Tuesday, November 10, 2009

HOW TO MAKE A SHORT STORY LONG

colander Almost three years ago we moved into this house.

This house with it’s own septic and well system.

We have not installed a garbage disposal.

And it’s disgusting, I know, but we keep a colander in the sink where we scoop the remains of our meals.  Then occasionally, when the mood strikes us or the flies have gotten bad, we dump it in the trash bin.

Almost five months ago we had new counters installed.  Then we bought the tiles for the backsplash.  We bought all the necessary installation needs.  We would tile the backsplash ourselves.  And then we stuck the equipment under the desk and decided to worry about it later.

Last week “later” came and Mr. Right decided that before we invest our knowledge, sweat and elbow grease (along with a tidy sum to a sitter while we worked)  why not just get a quote from a professional.

Professional came.

Quote was $160. 

He also looked with disdain at the pile of sundries under the desk and with a shake of the head informed us we could return to the store at least $100 worth.

I’m not the sharpest tool in the math shed but even I could figure out that one.

The professional tiled our walls and then he said, “In three days spray this sealant on the tiles.  Cover your counter first so it won’t ruin it.”

You are thinking this is where the story goes south.  You’re worried about our counters.

Don’t worry.  Mr. Right covered the counters but before he did the spraying he decided to run errands.  Half the sink was covered with cardboard.  The colander half.  Just a smidge of the colander peeked available under the cardboard.

And sure it was trouble for me to carefully dump out the oatmeal remnants, the cottage cheese remains, and the rice leftovers into what I could see of the colander.  But that’s what I did through out the live long day.

Skip the colander and go straight for the trash bin?  Whatever.  The proper place for rubbish is first the colander, then the trash bin. 

Habits die hard.

You’re still trying to figure where I’m going with this long story aren’t you? 

Almost there…

Later, after the tile was sprayed, and the cardboard removed and dinner was eaten and dishes half cleaned, Mr. Right felt a good wrestle with offspring was in order.

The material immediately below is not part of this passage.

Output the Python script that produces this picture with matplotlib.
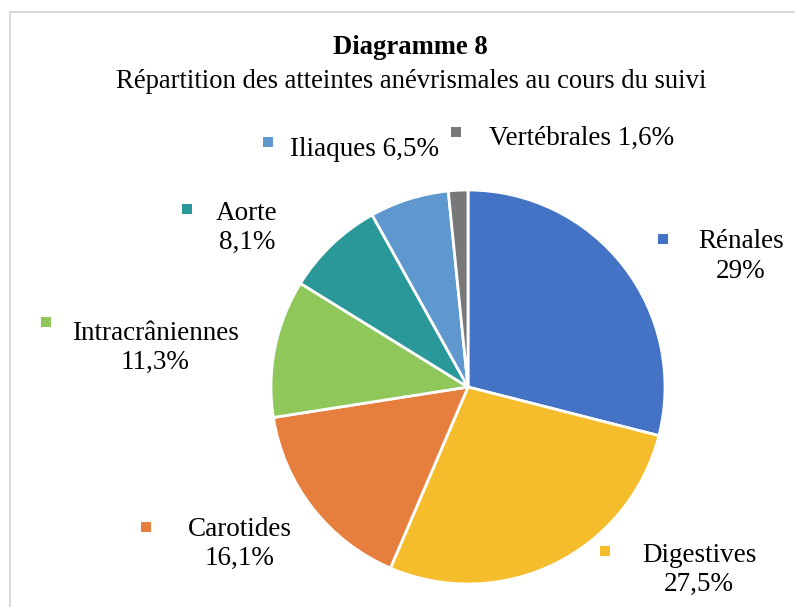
import matplotlib
matplotlib.use("Agg")
from matplotlib import pyplot as plt
from matplotlib.patches import Rectangle

# data
categories = ["Rénales", "Digestives", "Carotides", "Intracrâniennes",
              "Aorte", "Iliaques", "Vertébrales"]
percents = [29, 27.5, 16.1, 11.3, 8.1, 6.5, 1.6]
pct_labels = ["29%", "27,5%", "16,1%", "11,3%", "8,1%", "6,5%", "1,6%"]
colours = ["#4472C4", "#F5BD2C", "#E67F3E", "#8FC75A",
           "#2A9898", "#5E98CF", "#787878"]

# label layout in pixels (text centre x, first line y, marker x, marker y, one line?)
label_pos = [
    (741, 242, 663, 239, False),
    (699, 555, 605, 551, False),
    (240, 529, 146, 527, False),
    (155, 333, 46, 322, False),
    (247, 213, 187, 209, False),
    (365, 150, 268, 142, True),
    (582, 138, 456, 132, True),
]

W, H = 795, 607
plt.rcParams['font.family'] = ['Liberation Serif', 'DejaVu Serif']

fig = plt.figure(figsize=(W / 100, H / 100), dpi=100)
ax = fig.add_axes([0, 0, 1, 1])

ax.pie(percents, colors=colours, startangle=90, counterclock=False,
       center=(468, H - 387), radius=197, frame=True,
       wedgeprops=dict(edgecolor="white", linewidth=2))
ax.set_xlim(0, W)
ax.set_ylim(0, H)
ax.set_aspect("equal")
ax.axis("off")

# thin grey frame (chart area border)
fig.patches.append(Rectangle((10 / W, -0.1), 1.2, (H - 12) / H + 0.1,
                             transform=fig.transFigure, fill=False,
                             edgecolor="#d9d9d9", linewidth=1.5))

fig.text(410 / W, 1 - 48 / H, "Diagramme 8", ha="center", va="center",
         fontsize=19.2, fontweight="bold")
fig.text(411 / W, 1 - 81 / H,
         "Répartition des atteintes anévrismales au cours du suivi",
         ha="center", va="center", fontsize=19.2)

for name, pct, col, pos in zip(categories, pct_labels, colours, label_pos):
    tx, ty, mx, my, one_line = pos
    if one_line:
        ax.text(tx, H - ty, name + " " + pct, ha="center", va="center",
                fontsize=19.5)
    else:
        ax.text(tx, H - ty, name, ha="center", va="center", fontsize=19.5)
        ax.text(tx, H - ty - 29, pct, ha="center", va="center", fontsize=19.5)
    ax.plot(mx, H - my, marker="s", markersize=6.5, color=col,
            markeredgewidth=0, linestyle="none")

fig.savefig("out.png", dpi=100)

There was wrestling and yelling galore.  Suddenly there was one loud Princess yell and then one loud Mr. Right yell where he shrieked to her,

“You are NOT supposed to spit when we’re wrestling!!!  That’s disgusting!!!  I’m done.”

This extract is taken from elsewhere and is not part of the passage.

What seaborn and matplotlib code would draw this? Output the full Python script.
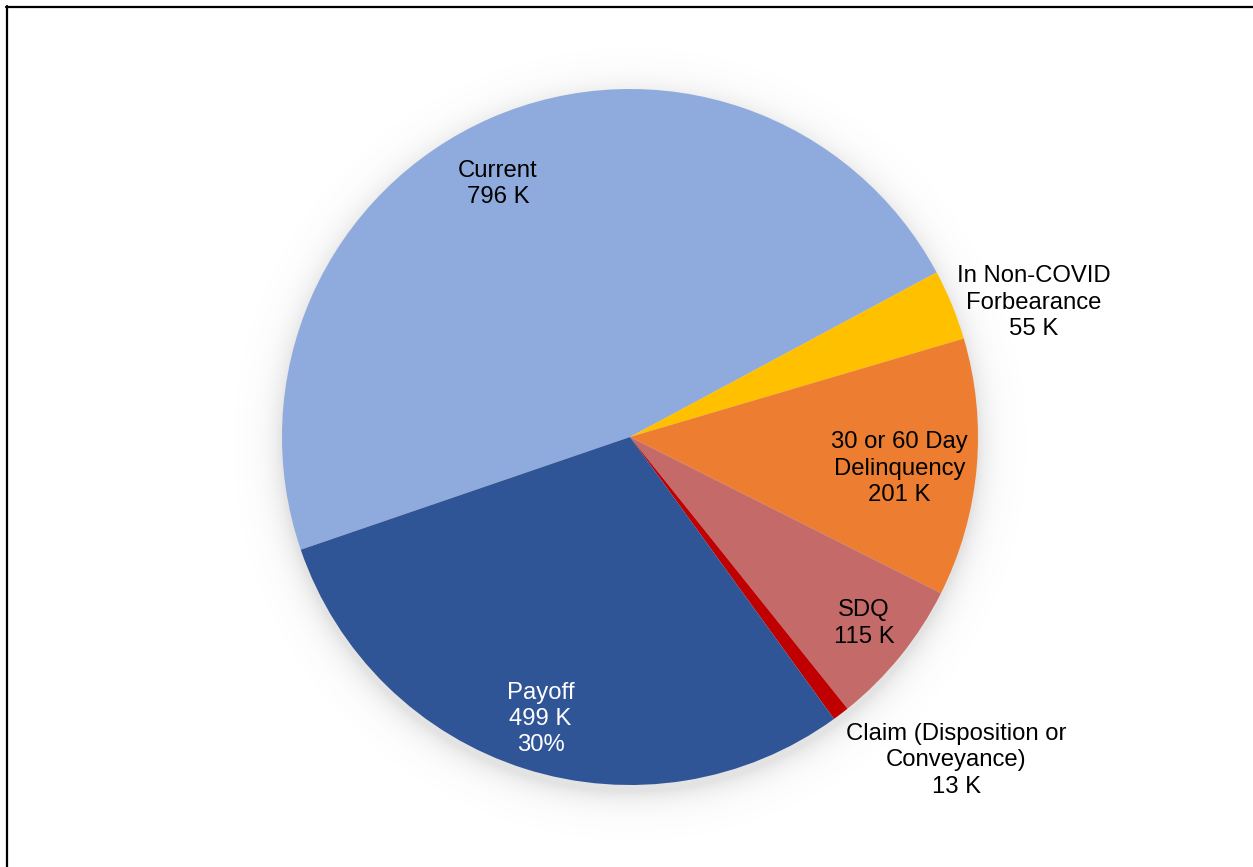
import numpy as np
import matplotlib
matplotlib.use("Agg")
import matplotlib.pyplot as plt
from matplotlib.lines import Line2D
import seaborn as sns

# Loan status counts (thousands)
categories = ["Current", "In Non-COVID\nForbearance", "30 or 60 Day\nDelinquency",
              "SDQ", "Claim (Disposition or\nConveyance)", "Payoff"]
values = [796, 55, 201, 115, 13, 499]
colors = ["#8FAADC", "#FFC000", "#ED7D31", "#C46B6A", "#C00000", "#2F5597"]
text_colors = ["black", "black", "black", "black", "black", "white"]
show_pct = [False, False, False, False, False, True]

# Label placement: radius (pie units) and angular nudge (deg) per slice
label_r = [0.82, 1.223, 0.78, 0.86, 1.32, 0.85]
label_dtheta = [4.0, -3.95, -1.6, 0.4, 8.0, 0.0]

sns.set_theme(style="white")
plt.rcParams["font.family"] = ["Liberation Sans", "DejaVu Sans"]

W, H = 1253, 867
fig = plt.figure(figsize=(W / 100, H / 100), dpi=100)
fig.patch.set_facecolor("white")

cx, cy, R = 630, 437, 348
L = 1.2
ax = fig.add_axes([(cx - L * R) / W, (H - cy - L * R) / H, 2 * L * R / W, 2 * L * R / H])
ax.set_xlim(-L, L)
ax.set_ylim(-L, L)
ax.set_aspect("equal")
ax.axis("off")

# Soft drop shadow around the pie
n = 600
g = np.linspace(-L, L, n)
X, Y = np.meshgrid(g, g)
d = np.hypot(X, Y + 0.02) - 1.0
alpha = np.where(d > -0.05, 0.17 * np.exp(-np.clip(d, 0, None) / 0.037), 0.17)
shadow = np.zeros((n, n, 4))
shadow[..., :3] = 0.35
shadow[..., 3] = alpha
ax.imshow(shadow, extent=(-L, L, -L, L), origin="lower", zorder=0, interpolation="bilinear")

total = sum(values)
start = 198.9
wedges, _ = ax.pie(values, colors=colors, startangle=start, counterclock=False,
                   radius=1.0, center=(0, 0), frame=False,
                   wedgeprops=dict(linewidth=0, antialiased=True))
for w in wedges:
    w.set_zorder(2)
ax.set_xlim(-L, L)
ax.set_ylim(-L, L)

for w, name, v, tc, sp, r, dt in zip(wedges, categories, values, text_colors,
                                     show_pct, label_r, label_dtheta):
    mid = np.deg2rad((w.theta1 + w.theta2) / 2 + dt)
    txt = f"{name}\n{v} K"
    if sp:
        txt += f"\n{round(v / total * 100)}%"
    ax.text(r * np.cos(mid), r * np.sin(mid), txt, ha="center", va="center",
            fontsize=17.2, color=tc, linespacing=1.26, zorder=3)

# Frame lines along the top and left edges
fig.add_artist(Line2D([6 / W, 1.0], [1 - 7 / H, 1 - 7 / H], transform=fig.transFigure,
                      color="black", linewidth=1.6))
fig.add_artist(Line2D([7 / W, 7 / W], [0, 1 - 6 / H], transform=fig.transFigure,
                      color="black", linewidth=1.6))

fig.savefig("out.png", dpi=100, facecolor="white")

And while The Princess was left smiggling (smirk + giggle) at her assault, he came into the kitchen…

wiped his face with his hand…

flung her wad of spittle into the trash…

and then picked up the full colander of oatmeal, cottage cheese and rice and dumped it into the trash as well.

And that is the moment we heard a Princess scream from the bathroom.  “My tooth is gone!!!  My front tooth is gone!!!

Mr. Right ran to the bathroom, and she was right.

“Where is it?!?”  She gasped between the now, slightly bloody but definitely wider gap in her front teeth.

And quick as that we all knew. 

Mr. Right returned to the kitchen and stood over the trash bin and looked at that pile of oatmeal, cottage cheese and rice and knew what needed to happen.

I could describe how he dug through that pile of stuff.

How he said, “Oatmeal and cottage cheese and …  It couldn’t be harder to find.  And there’s gobs of it.”

How after he searched for 15 minutes and I laughed at him, I took pity and declared a cease search.

But why drag it out? 

And that, short story long, is how her first lost tooth, actually was…lost.

(And how I ended up with maahhvelously, beautifully tiled walls.)